We are very happy to announce the department alumnus who will share a workshop with the Jewellery–Linking Bodies students is Virág Szálas-Motesiczky (2019). Virág’s workshop will take place on Weds, 11 March 2026.
The workshop is approached as a pedagogical site where relations are materially composed. Fabrication is treated as a mode of inquiry, in which objects function not as representations but as mediating devices that reorganise attention, voice, and responsibility. Working with scores as minimal protocols, students test how participation is structured through use rather than explanation, and how speaking through an object shifts the terms of engagement.
The collective “we” is not presumed as a stable unity but emerges as an intersubjective construction, formed through negotiation, intervention, hesitation, and shared accountability.

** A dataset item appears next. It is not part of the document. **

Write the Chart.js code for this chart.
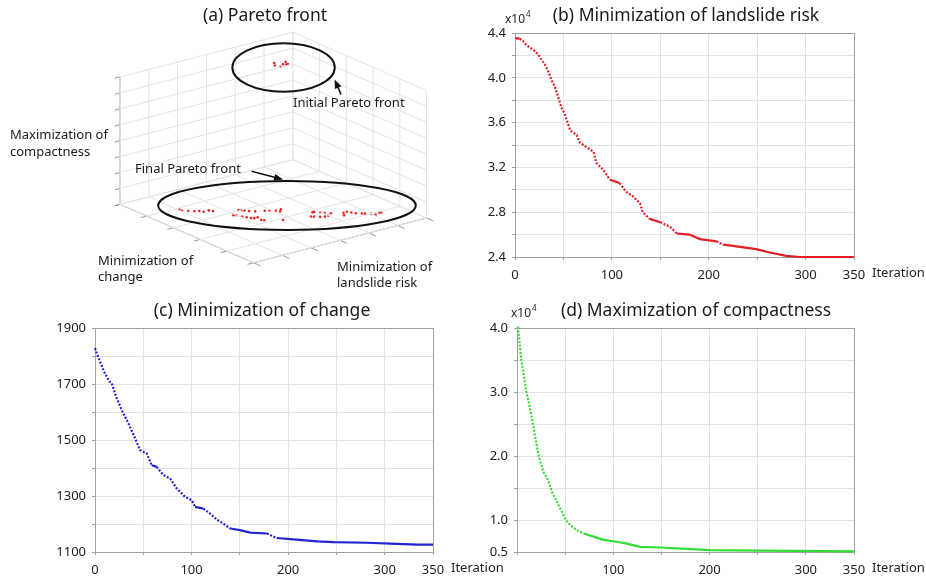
<!DOCTYPE html>
<html>
<head>
<meta charset="utf-8">
<script src="https://cdn.jsdelivr.net/npm/chart.js@4.4.1/dist/chart.umd.min.js"></script>
<style>
  html, body { margin: 0; padding: 0; background: #fff; }
  #wrap { position: relative; width: 926px; height: 578px; overflow: hidden; background: #fff; }
  canvas { position: absolute; }
</style>
</head>
<body>
<div id="wrap">
  <canvas id="chartA" width="460" height="295" style="left:0px;top:0px"></canvas>
  <canvas id="chartB" width="466" height="295" style="left:460px;top:0px"></canvas>
  <canvas id="chartC" width="520" height="283" style="left:0px;top:295px"></canvas>
  <canvas id="chartD" width="466" height="283" style="left:460px;top:295px"></canvas>
</div>
<script>
// (a) Pareto front, objectives scaled 0..1 inside the 3D box
const finalRisk = [0.88,0.88,0.86,0.84,0.82,0.81,0.78,0.77,
  0.67,0.66,0.65,0.64,0.62,0.58,0.56,0.54,0.51,0.53,
  0.73,0.72,0.71,0.70,0.69,0.68,0.66,0.67,0.66,0.59,
  0.42,0.41,0.39,0.38,0.36,0.46,0.45,0.43,0.41,0.39,
  0.31,0.29,0.28,0.27,0.25,0.24,0.22,0.21,0.18,0.17,0.33];
const finalChange = [0.29,0.31,0.33,0.35,0.36,0.38,0.38,0.40,
  0.46,0.47,0.48,0.50,0.52,0.54,0.55,0.57,0.57,0.59,
  0.50,0.51,0.54,0.56,0.58,0.59,0.59,0.63,0.64,0.69,
  0.69,0.69,0.71,0.73,0.75,0.73,0.74,0.76,0.77,0.77,
  0.78,0.78,0.80,0.82,0.84,0.85,0.87,0.89,0.88,0.88,0.81];
const finalCompact = [0.05,0.05,0.05,0.05,0.05,0.05,0.05,0.05,
  0.05,0.05,0.05,0.05,0.05,0.05,0.05,0.05,0.05,0.05,
  0.05,0.05,0.05,0.05,0.05,0.05,0.05,0.05,0.05,0.05,
  0.05,0.05,0.05,0.05,0.05,0.05,0.05,0.05,0.05,0.05,
  0.05,0.05,0.05,0.05,0.05,0.05,0.05,0.05,0.05,0.05,0.05];
const initRisk = [0.27,0.29,0.28,0.25,0.22,0.24,0.23];
const initChange = [0.21,0.24,0.27,0.25,0.23,0.26,0.26];
const initCompact = [0.95,0.95,0.95,0.95,0.95,0.95,0.95];

// (b) landslide risk (x10^4)
const riskIter = [0.4,4.9,8.3,10.8,15.2,20.4,23.8,27.4,30.8,34.2,37.7,41.1,44.6,48.1,51.6,57,63.6,67,74,81,
  84,91,98,108,115,122,129,132,139,150,160,167,180,191,208,215,225,249,263,280,294,350];
const riskVal = [4.355,4.35,4.33,4.30,4.27,4.24,4.21,4.16,4.12,4.06,3.98,3.92,3.83,3.73,3.67,3.53,3.49,3.42,3.38,3.34,
  3.24,3.18,3.09,3.06,2.98,2.94,2.88,2.80,2.74,2.71,2.67,2.61,2.60,2.56,2.54,2.51,2.50,2.47,2.44,2.41,2.40,2.40];

// (c) change
const changeIter = [0,4.5,9.3,14.8,17.3,21.8,27.7,34.5,41.5,46.6,53.6,58.7,63.9,70.8,77.7,84.6,93.3,100.2,103.6,112.3,
  119.2,126,133,140,150,160.7,178,188,205.6,230,247,281.6,305.8,333.4,350];
const changeVal = [1828,1786,1745,1709,1703,1655,1607,1560,1506,1464,1452,1410,1404,1375,1363,1327,1297,1285,1261,1255,
  1237,1216,1201,1184,1178,1169,1166,1150,1145,1138,1135,1133,1130,1126,1126];

// (d) compactness (x10^4)
const compactIter = [1,2.7,4.5,6.8,9.6,12.8,15.5,17.2,19,20.7,22.5,24.2,27.6,30.4,32.8,36.3,39.7,43.2,46.6,50.1,
  55.3,62.2,69.1,79.5,89.8,103.6,114,127.8,148.6,176.2,200.4,252,350];
const compactVal = [4.02,3.76,3.50,3.29,3.01,2.80,2.59,2.46,2.28,2.15,2.01,1.91,1.75,1.68,1.60,1.44,1.34,1.23,1.13,1.01,
  0.92,0.84,0.79,0.74,0.69,0.66,0.63,0.58,0.57,0.55,0.53,0.52,0.51];

const iterLabels = [0, 100, 200, 300, 350];

const FONT = '"Noto Sans", "Open Sans", sans-serif';
const INK = '#1a1a1a';

// ---------- helpers for the three convergence panels ----------
const framePlugin = {
  id: 'frame',
  beforeDatasetsDraw(chart) {
    const a = chart.chartArea, ctx = chart.ctx;
    ctx.save();
    ctx.strokeStyle = '#a0a0a0';
    ctx.lineWidth = 1;
    ctx.strokeRect(Math.round(a.left) + 0.5, Math.round(a.top) + 0.5,
      Math.round(a.right - a.left), Math.round(a.bottom - a.top));
    ctx.restore();
  }
};

const textPlugin = {
  id: 'panelText',
  afterDraw(chart, args, o) {
    const ctx = chart.ctx, a = chart.chartArea;
    ctx.save();
    ctx.fillStyle = INK;
    ctx.textBaseline = 'middle';
    // title
    ctx.font = '17.5px ' + FONT;
    ctx.textAlign = 'center';
    ctx.fillText(o.title, o.titleX, 16);
    // Iteration label after last tick
    ctx.font = '13px ' + FONT;
    ctx.textAlign = 'left';
    ctx.fillStyle = '#222';
    ctx.fillText('Iteration', a.right + 18, a.bottom + 16);
    // exponent
    if (o.expo) {
      ctx.font = '12px ' + FONT;
      ctx.fillText('x10', o.expo[0], o.expo[1]);
      const w = ctx.measureText('x10').width;
      ctx.font = '8px ' + FONT;
      ctx.fillText('4', o.expo[0] + w + 1, o.expo[1] - 5);
    }
    ctx.restore();
  }
};

function steep(c) {
  return Math.abs(c.p1.y - c.p0.y) > 0.45 * Math.abs(c.p1.x - c.p0.x);
}

function convergence(id, s) {
  return new Chart(document.getElementById(id), {
    type: 'line',
    data: {
      datasets: [{
        data: s.xs.map((x, i) => ({ x: x, y: s.ys[i] })),
        borderColor: s.color,
        backgroundColor: s.color,
        borderWidth: 2.2,
        pointRadius: 0,
        tension: 0,
        clip: 6,
        segment: { borderDash: c => steep(c) ? [2, 1.6] : undefined }
      }]
    },
    options: {
      responsive: false,
      animation: false,
      devicePixelRatio: 1,
      events: [],
      layout: { padding: { left: 0, top: 33, right: s.padRight, bottom: 0 } },
      plugins: {
        legend: { display: false },
        tooltip: { enabled: false },
        panelText: { title: s.title, titleX: s.titleX, expo: s.expo }
      },
      scales: {
        x: {
          type: 'linear', min: 0, max: 350,
          afterBuildTicks: ax => { ax.ticks = [0,50,100,150,200,250,300,350].map(v => ({ value: v })); },
          afterFit: ax => { ax.height = s.xh; },
          grid: { color: '#e2e2e2', tickLength: 3, tickColor: '#a0a0a0' },
          border: { display: false },
          ticks: {
            autoSkip: false, maxRotation: 0, padding: 7, color: '#222',
            font: { family: FONT, size: 13 },
            callback: v => (iterLabels.includes(v) && !(s.noZero && v === 0)) ? String(v) : ''
          }
        },
        y: {
          min: s.ymin, max: s.ymax,
          afterBuildTicks: ax => { ax.ticks = s.yticks.map(v => ({ value: v })); },
          afterFit: ax => { ax.width = s.yw; },
          grid: { color: '#e2e2e2', tickLength: 3, tickColor: '#a0a0a0' },
          border: { display: false },
          ticks: {
            padding: 6, color: '#222',
            font: { family: FONT, size: 13 },
            callback: v => s.ylabel(v)
          }
        }
      }
    },
    plugins: [framePlugin, textPlugin]
  });
}

convergence('chartB', {
  xs: riskIter, ys: riskVal, color: '#e41e24',
  ymin: 2.4, ymax: 4.4,
  yticks: [2.4,2.6,2.8,3.0,3.2,3.4,3.6,3.8,4.0,4.2,4.4],
  ylabel: v => Math.round(v * 10) % 4 === 0 ? v.toFixed(1) : '',
  yw: 55, padRight: 72, xh: 38,
  title: '(b) Minimization of landslide risk', titleX: 226, expo: [45, 20]
});

convergence('chartC', {
  xs: changeIter, ys: changeVal, color: '#2424d4',
  ymin: 1100, ymax: 1900,
  yticks: [1100,1200,1300,1400,1500,1600,1700,1800,1900],
  ylabel: v => (v - 1100) % 200 === 0 ? String(v) : '',
  yw: 95, padRight: 87, xh: 26,
  title: '(c) Minimization of change', titleX: 262
});

convergence('chartD', {
  xs: compactIter, ys: compactVal, color: '#33dd33',
  ymin: 0.5, ymax: 4.0,
  yticks: [0.5,1.0,1.5,2.0,2.5,3.0,3.5,4.0],
  ylabel: v => (v === 0.5 || Number.isInteger(v)) ? v.toFixed(1) : '',
  yw: 57, padRight: 72, xh: 26, noZero: true,
  title: '(d) Maximization of compactness', titleX: 236, expo: [51, 19]
});

// ---------- (a) 3D view ----------
// oblique view of the unit box: risk runs toward the left corner, change toward the right corner
const view = { ox: 294, oy: 160, rx: -176, ry: 46, cx: 136, cy: 60, kh: 131 };
function project(r, c, k) {
  return { x: view.ox + r * view.rx + c * view.cx, y: view.oy + r * view.ry + c * view.cy - k * view.kh };
}

const boxSets = [];
function edge(a, b, color) {
  boxSets.push({
    data: [project(...a), project(...b)],
    showLine: true, pointRadius: 0, borderWidth: 1, borderColor: color
  });
}
const light = '#e3e3e3', dark = '#9a9a9a';
for (let i = 0; i <= 6; i++) {
  const r = i / 6;
  edge([r, 0, 0], [r, 0, 1], light);
  edge([r, 0, 0], [r, 1, 0], light);
}
for (let i = 0; i <= 5; i++) {
  const c = i / 5;
  edge([0, c, 0], [0, c, 1], light);
  edge([0, c, 0], [1, c, 0], light);
}
for (let j = 0; j <= 8; j++) {
  const k = j / 8;
  edge([0, 0, k], [1, 0, k], light);
  edge([0, 0, k], [0, 1, k], light);
  edge([1, 0, k], [1.03, 0, k], dark);
}
for (let i = 0; i <= 5; i++) edge([1, i / 5, 0], [1.035, i / 5, 0], dark);
for (let i = 0; i <= 6; i++) edge([i / 6, 1, 0], [i / 6, 1.05, 0], dark);
edge([1, 0, 0], [1, 0, 1], dark);
edge([1, 0, 0], [1, 1, 0], dark);
edge([1, 1, 0], [0, 1, 0], dark);

const paretoPts = finalRisk.map((r, i) => project(r, finalChange[i], finalCompact[i]))
  .concat(initRisk.map((r, i) => project(r, initChange[i], initCompact[i])));

const overlayPlugin = {
  id: 'overlay',
  afterDraw(chart) {
    const ctx = chart.ctx, sx = chart.scales.x, sy = chart.scales.y;
    const X = v => sx.getPixelForValue(v), Y = v => sy.getPixelForValue(v);
    ctx.save();
    ctx.strokeStyle = '#111';
    ctx.fillStyle = '#111';
    ctx.lineWidth = 2;
    [[284.5, 65.2, 51.2, 24.2], [288, 207, 128.8, 24.5]].forEach(e => {
      ctx.beginPath();
      ctx.ellipse(X(e[0]), Y(e[1]), e[2], e[3], 0, 0, Math.PI * 2);
      ctx.stroke();
    });
    function arrow(x0, y0, x1, y1) {
      const a = Math.atan2(Y(y1) - Y(y0), X(x1) - X(x0));
      ctx.lineWidth = 1.6;
      ctx.beginPath();
      ctx.moveTo(X(x0), Y(y0));
      ctx.lineTo(X(x1) - 5 * Math.cos(a), Y(y1) - 5 * Math.sin(a));
      ctx.stroke();
      ctx.beginPath();
      ctx.moveTo(X(x1), Y(y1));
      ctx.lineTo(X(x1) - 9 * Math.cos(a) + 3.5 * Math.sin(a), Y(y1) - 9 * Math.sin(a) - 3.5 * Math.cos(a));
      ctx.lineTo(X(x1) - 9 * Math.cos(a) - 3.5 * Math.sin(a), Y(y1) - 9 * Math.sin(a) + 3.5 * Math.cos(a));
      ctx.closePath();
      ctx.fill();
    }
    arrow(343, 93, 336.5, 77.5);
    arrow(252, 172, 284, 180.5);

    ctx.fillStyle = INK;
    ctx.textBaseline = 'middle';
    ctx.textAlign = 'center';
    ctx.font = '17.5px ' + FONT;
    ctx.fillText('(a) Pareto front', 265, 16);
    ctx.textAlign = 'left';
    ctx.font = '13px ' + FONT;
    [['Initial Pareto front', 293, 103], ['Final Pareto front', 135, 169],
     ['Maximization of', 10, 135], ['compactness', 10, 152],
     ['Minimization of', 98, 261], ['change', 98, 277],
     ['Minimization of', 337, 267], ['landslide risk', 337, 283]].forEach(t => ctx.fillText(t[0], t[1], t[2]));
    ctx.restore();
  }
};

new Chart(document.getElementById('chartA'), {
  type: 'scatter',
  data: {
    datasets: boxSets.concat([{
      data: paretoPts, pointRadius: 1.3, pointBorderWidth: 0,
      pointBackgroundColor: '#e8262a', showLine: false
    }])
  },
  options: {
    responsive: false,
    animation: false,
    devicePixelRatio: 1,
    events: [],
    layout: { padding: 0 },
    plugins: { legend: { display: false }, tooltip: { enabled: false } },
    scales: {
      x: { type: 'linear', min: 0, max: 460, display: false },
      y: { type: 'linear', min: 0, max: 295, reverse: true, display: false }
    }
  },
  plugins: [overlayPlugin]
});
</script>
</body>
</html>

The workshop is intentionally situated and process driven, valuing what becomes knowable through the unfolding of the day, where learning takes shape through friction, adjustment, and the continuous reconfiguration of relations rather than through fixed outcomes.
Bio
Virág Szálas-Motesiczky (HU, b. 1990; former Czechoslovakia) is an artist-researcher and educator working across material culture, political memory and situated learning. Her practice examines how objects and inherited gestures organise authority and agency, particularly where collective critical imaginaries emerge and are amplified. Through artistic research and pedagogical experimentation, she develops situated formats in which learning is a relational process of becoming – shaped by friction, unlearning and practised strategies of thinking-by-doing. Her approach foregrounds material and ecological literacy, working with the concept of the quasi-object to activate collective inquiry and critical making within art education.
She studied at Design Academy Eindhoven and graduated from the Gerrit Rietveld Academie. She is currently pursuing a Master’s degree in Education in Arts at the Piet Zwart Institute (Rotterdam University of Applied Sciences). She co-founded Studio Other Modes, an experimental space in a converted church in the Netherlands.